Preparando el Rosario, José Rico Cejudo, Ayuntamiento de Sevilla |
Cómo se acabó en Medina el Rosario de la Aurora,
por el Doctor Thebussem (V)
Antes de las cuatro de la madrugada del día dos de octubre se hallaban reunidos los sesenta y tantos cofrades de las Ánimas en la ermita de Santa Catalina. Los muñidores arreglaron las luces, tocaron las campanillas y distribuyeron las insignias. Arrodillados en la iglesia, rezadas algunas oraciones y comenzado el Rosario, se puso en marcha la procesión. Precedíala una cruz de madera negra, seguía después el estandarte de las Ánimas, y luego el pendón de la Virgen, que por su peso y balumbo necesitaba el amparo de un tahalí y el auxilio de ambas manos. Ocho limpios faroles, grandes como castillos, que por su hechura y número de vidrios semejaban labor morisca, colocados en pértigas de madera, rodeaban y alumbraban las citadas insignias. Casi todos los cofrades llevaban cubierta la cabeza, y aun parte del rostro, con lienzos o capirotes; muchos, por penitencia, iban descalzos. El sentimiento religioso de aquella reunión se veía y se tocaba al contemplar su parte material y externa. La oscuridad y el silencio de las calles; la niebla que reinaba en la atmósfera; el paso mesurado de la comitiva; el son de los fagotes y la voz dulce y grave del rezo, daban a la ceremonia un realce y sabor cristiano mucho más marcado y característico que el de las fastuosas procesiones hechas en mitad del día con acompañamiento de músicas y de imágenes cubiertas con paños de oro, adornadas de perlas, diamantes y esmeraldas.
Hallándose el Rosario en la calle estrecha y tortuosa que entonces llamaban del Jaujar y hoy dicen de Tintoreros, se notó una especie de movimiento extraño que puso en alarma a los que iban a la cola de la procesión. Cuando el desconcierto y la curiosidad comenzaban a nacer, se oyó un fuerte mugido y se advirtió la aproximación de un bulto negro, que caminaba a paso ligero.

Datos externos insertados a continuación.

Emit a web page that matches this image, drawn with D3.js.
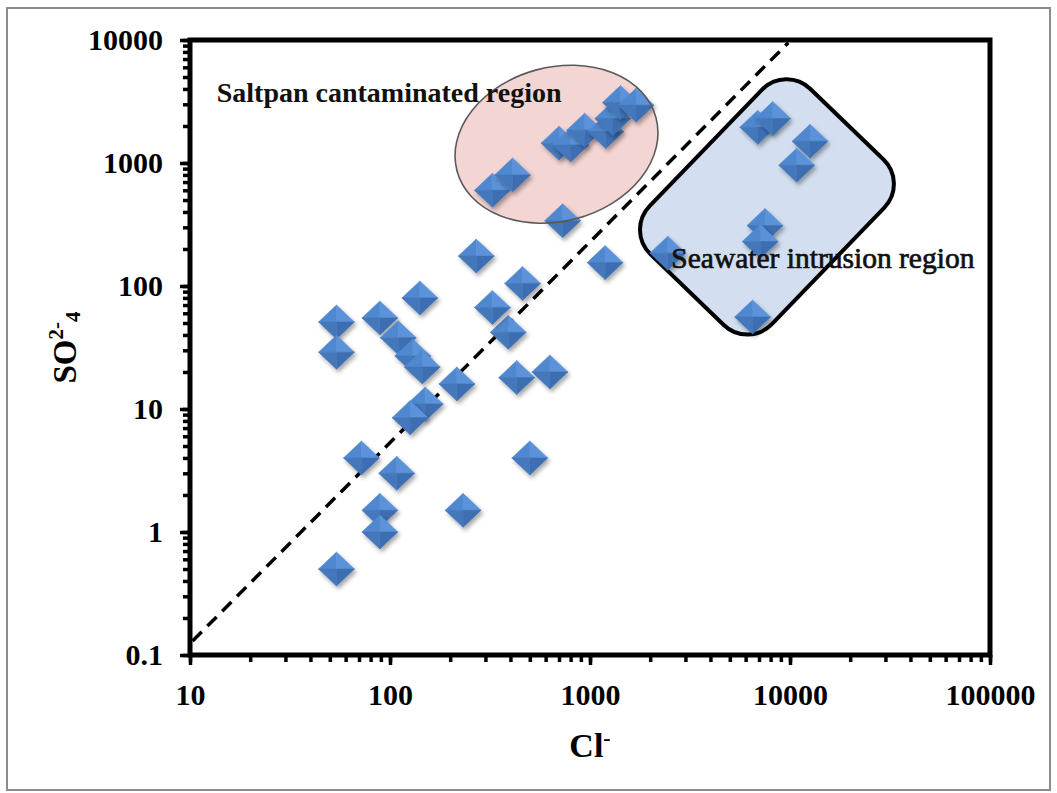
<!DOCTYPE html>
<html>
<head>
<meta charset="utf-8">
<script src="https://cdn.jsdelivr.net/npm/d3@7"></script>
<style>
  body { margin: 0; background: #fff; }
  svg { display: block; font-family: "Liberation Serif", "Times New Roman", serif; }
</style>
</head>
<body>
<svg id="chart"></svg>
<script>
// Cl- against SO4 2-, both on log axes
const clValues  = [54, 54, 54, 72, 89, 110, 141, 130, 145, 216, 150, 126, 108, 89, 89, 232,
                   500, 430, 630, 390, 325, 460, 270, 1190, 730,
                   325, 410, 700, 800, 940, 1200, 1300, 1420, 1700,
                   6900, 8200, 12600, 10800, 7500, 7100, 2450, 6500];
const so4Values = [0.5, 51, 29, 4, 55, 38, 80, 27, 22, 16, 11, 8.5, 3, 1.5, 1, 1.5,
                   4, 18, 20, 42, 67, 105, 175, 155, 340,
                   600, 800, 1450, 1400, 1850, 1800, 2300, 3100, 2950,
                   1950, 2300, 1500, 960, 310, 230, 185, 56];

const xTicks = [10, 100, 1000, 10000, 100000];
const xTickLabels = ["10", "100", "1000", "10000", "100000"];
const yTicks = [0.1, 1, 10, 100, 1000, 10000];
const yTickLabels = ["0.1", "1", "10", "100", "1000", "10000"];

// dashed reference line (end points)
const lineCl = [10.3, 9800];
const lineSO4 = [0.13, 9500];

// annotation anchors, in data units
const saltpanCentre = [680, 1420];
const saltpanLabelAt = [13.6, 3130];
const seawaterCentre = [7670, 440];
const seawaterLabelAt = [2550, 140];

const W = 1057, H = 793;
const margin = {top: 40, right: 67, bottom: 138, left: 190};
const width = W - margin.left - margin.right;   // 800
const height = H - margin.top - margin.bottom;  // 615

const svg = d3.select("#chart")
    .attr("width", W)
    .attr("height", H);

// outer grey frame
svg.append("rect")
    .attr("x", 7)
    .attr("y", 8)
    .attr("width", 1043)
    .attr("height", 782)
    .attr("fill", "#fff")
    .attr("stroke", "#8c8c8c")
    .attr("stroke-width", 2);

const defs = svg.append("defs");
defs.append("filter")
    .attr("id", "shadow")
    .attr("x", "-50%").attr("y", "-50%")
    .attr("width", "200%").attr("height", "200%")
    .append("feDropShadow")
    .attr("dx", 2)
    .attr("dy", 3)
    .attr("stdDeviation", 2)
    .attr("flood-color", "#000")
    .attr("flood-opacity", 0.35);

const g = svg.append("g")
    .attr("transform", `translate(${margin.left},${margin.top})`);

const x = d3.scaleLog().domain([10, 100000]).range([0, width]);
const y = d3.scaleLog().domain([0.1, 10000]).range([height, 0]);

// axes: minor ticks first, then major ticks with labels
function styleAxis(sel) {
    sel.select(".domain").remove();
    sel.selectAll(".tick line").attr("stroke", "#000").attr("stroke-width", 3.5);
    sel.selectAll("text")
        .attr("fill", "#000")
        .style("font-family", "'Liberation Serif', 'Times New Roman', serif")
        .style("font-size", "30px")
        .style("font-weight", "bold");
}

g.append("g")
    .attr("transform", `translate(0,${height})`)
    .call(d3.axisBottom(x).tickValues(x.ticks()).tickSize(7).tickFormat(""))
    .call(styleAxis);
g.append("g")
    .attr("transform", `translate(0,${height})`)
    .call(d3.axisBottom(x).tickValues(xTicks).tickSize(10).tickPadding(19)
        .tickFormat((d, i) => xTickLabels[i]))
    .call(styleAxis);

g.append("g")
    .call(d3.axisLeft(y).tickValues(y.ticks()).tickSize(7).tickFormat(""))
    .call(styleAxis);
g.append("g")
    .call(d3.axisLeft(y).tickValues(yTicks).tickSize(10).tickPadding(17)
        .tickFormat((d, i) => yTickLabels[i]))
    .call(styleAxis);

// region fills go under the points
const sx = x(seawaterCentre[0]), sy = y(seawaterCentre[1]);
const boxW = 230, boxH = 170;
const seawaterBox = g.append("g")
    .attr("transform", `translate(${sx},${sy}) rotate(-46)`);
seawaterBox.append("rect")
    .attr("x", -boxW / 2)
    .attr("y", -boxH / 2)
    .attr("width", boxW)
    .attr("height", boxH)
    .attr("rx", 34)
    .attr("fill", "#d3dff0");

const ellipseTransform = `translate(${x(saltpanCentre[0])},${y(saltpanCentre[1])}) rotate(-15)`;
g.append("ellipse")
    .attr("transform", ellipseTransform)
    .attr("rx", 103)
    .attr("ry", 77)
    .attr("fill", "#f3d5d3");

// dashed line
g.append("line")
    .attr("x1", x(lineCl[0]))
    .attr("y1", y(lineSO4[0]))
    .attr("x2", x(lineCl[1]))
    .attr("y2", y(lineSO4[1]))
    .attr("stroke", "#000")
    .attr("stroke-width", 3.5)
    .attr("stroke-dasharray", "13,8");

// diamond markers with pyramid shading
const points = clValues.map((c, i) => ({cl: c, so4: so4Values[i]}));
const hw = 18, hh = 17;
const faces = [
    {d: `M0,0L${-hw},0L0,${-hh}Z`, fill: "#5088cf"},
    {d: `M0,0L0,${-hh}L${hw},0Z`, fill: "#5b92d9"},
    {d: `M0,0L${hw},0L0,${hh}Z`, fill: "#3c6eb1"},
    {d: `M0,0L0,${hh}L${-hw},0Z`, fill: "#4477bb"}
];

const marks = g.append("g")
    .selectAll("g.pt")
    .data(points)
    .join("g")
    .attr("class", "pt")
    .attr("transform", d => `translate(${x(d.cl)},${y(d.so4)})`)
    .attr("filter", "url(#shadow)");

marks.selectAll("path")
    .data(faces)
    .join("path")
    .attr("d", f => f.d)
    .attr("fill", f => f.fill)
    .attr("stroke", f => f.fill)
    .attr("stroke-width", 0.5);

// ellipse outline over the points
g.append("ellipse")
    .attr("transform", ellipseTransform)
    .attr("rx", 103)
    .attr("ry", 77)
    .attr("fill", "none")
    .attr("stroke", "#5a5a5a")
    .attr("stroke-width", 1.6);

g.append("text")
    .attr("x", x(saltpanLabelAt[0]))
    .attr("y", y(saltpanLabelAt[1]))
    .style("font-size", "28px")
    .style("font-weight", "bold")
    .attr("fill", "#111")
    .text("Saltpan cantaminated region");

g.append("text")
    .attr("x", x(seawaterLabelAt[0]))
    .attr("y", y(seawaterLabelAt[1]))
    .style("font-size", "29.5px")
    .attr("fill", "#111")
    .attr("stroke", "#111")
    .attr("stroke-width", 0.7)
    .text("Seawater intrusion region");

// box outline drawn last
seawaterBox.append("rect")
    .attr("x", -boxW / 2)
    .attr("y", -boxH / 2)
    .attr("width", boxW)
    .attr("height", boxH)
    .attr("rx", 34)
    .attr("fill", "none")
    .attr("stroke", "#000")
    .attr("stroke-width", 4);

// plot frame
g.append("rect")
    .attr("width", width)
    .attr("height", height)
    .attr("fill", "none")
    .attr("stroke", "#000")
    .attr("stroke-width", 5);

// axis titles
const xTitle = svg.append("text")
    .attr("x", margin.left + width / 2)
    .attr("y", 757)
    .attr("text-anchor", "middle")
    .style("font-size", "34px")
    .style("font-weight", "bold");
xTitle.append("tspan").text("Cl");
xTitle.append("tspan").attr("dy", -12).style("font-size", "22px").text("-");

const yTitle = svg.append("text")
    .attr("transform", `translate(76,${margin.top + height / 2}) rotate(-90)`)
    .attr("text-anchor", "middle")
    .style("font-size", "33px")
    .style("font-weight", "bold");
yTitle.append("tspan").text("SO");
yTitle.append("tspan").attr("dy", -13).style("font-size", "21px").text("2-");
yTitle.append("tspan").attr("dy", 17).style("font-size", "21px").text("4");
</script>
</body>
</html>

Los cofrades más cercanos al peligro dieron la voz de alarma, gritando: “¡Un toro...!¡Un toro...!¡Apagad los faroles!”
La consternación fue horrible. Unos huyeron, otros se ampararon en las jambas de las puertas, y otros asaltaron las ventanas. El licenciado Osorio se disponía a soltar el pendón que le quitaba todo linaje de defensa, cuando afortunadamente pudo recogerlo Alonso de Beas. Los que huían del cercano peligro atropellaron en la fuga al corregidor, que cayó junto a un farol cuya vela continuaba ardiendo. La fiera, atraída por la luz, se lanzó a ella. Alonso de Beas, sereno, ágil y valiente, como aquellos soldados cristianos que no temían a un enjambre de moros; Alonso de Beas, con el pendón en la mano izquierda y el ferreruelo(1) en la derecha, llamó a l toro, que se hallaba a punto de destrozar al juez, y consiguió darle salida. El animal tomó la calle abajo, corneando de pasada un capirote que halló en el suelo y rompiendo por completo las celosías de una ventana.
Sálvese quien pueda, José García Ramos, Colección particular (Sevilla) |
Cuando los vecinos abrieron las puertas, sacaron luces y trataron de prestar socorro, comenzaban a llegar los fugados. Las desgracias tuvieron alguna importancia: dos cofrades con daño en la frente, uno por haberse caído y otro por chocar con una esquina; el corregidor, con la oreja, carrillo y hombro derecho magullados por las pezuñas del toro; Alonso de Beas, con una larga pero somera herida en el antebrazo, hecha por el cuerno de la res, y por último, tres o cuatro faroles destrozados. Las víctimas fueron curadas de primera intención con vendas y paños de vinagre, y luego conducidas a sus casas. En Juan Godínez, hombre octogenario, portador de la cruz, se verificó un milagro patente. De rodillas y abrazado a la sagrada insignia, esperó el peligro; el toro llegó junto a él, lo olfateó, y pasó de largo sin tocarle. Así lo mandó pintar en una tabla de cedro que, con su correspondiente rótulo, se colocó en el altar mayor de la ermita de Santa Catalina, donde a los pocos días se celebró solemne función de desagravios con elocuente sermón de fray Pedro del Carmen, en el cual demostró que la causa de aquellas desgracias eran los pecados de los hombres, concluyendo con fervorosa exhortación a la virtud, al arrepentimiento y a la penitencia. De la manera que dejo reseñada fue
Cómo se acabó en Medina
El Rosario de la Aurora
(Continuará)
(1) "Capa más bien corta, con solo cuello sin capilla", DRAE.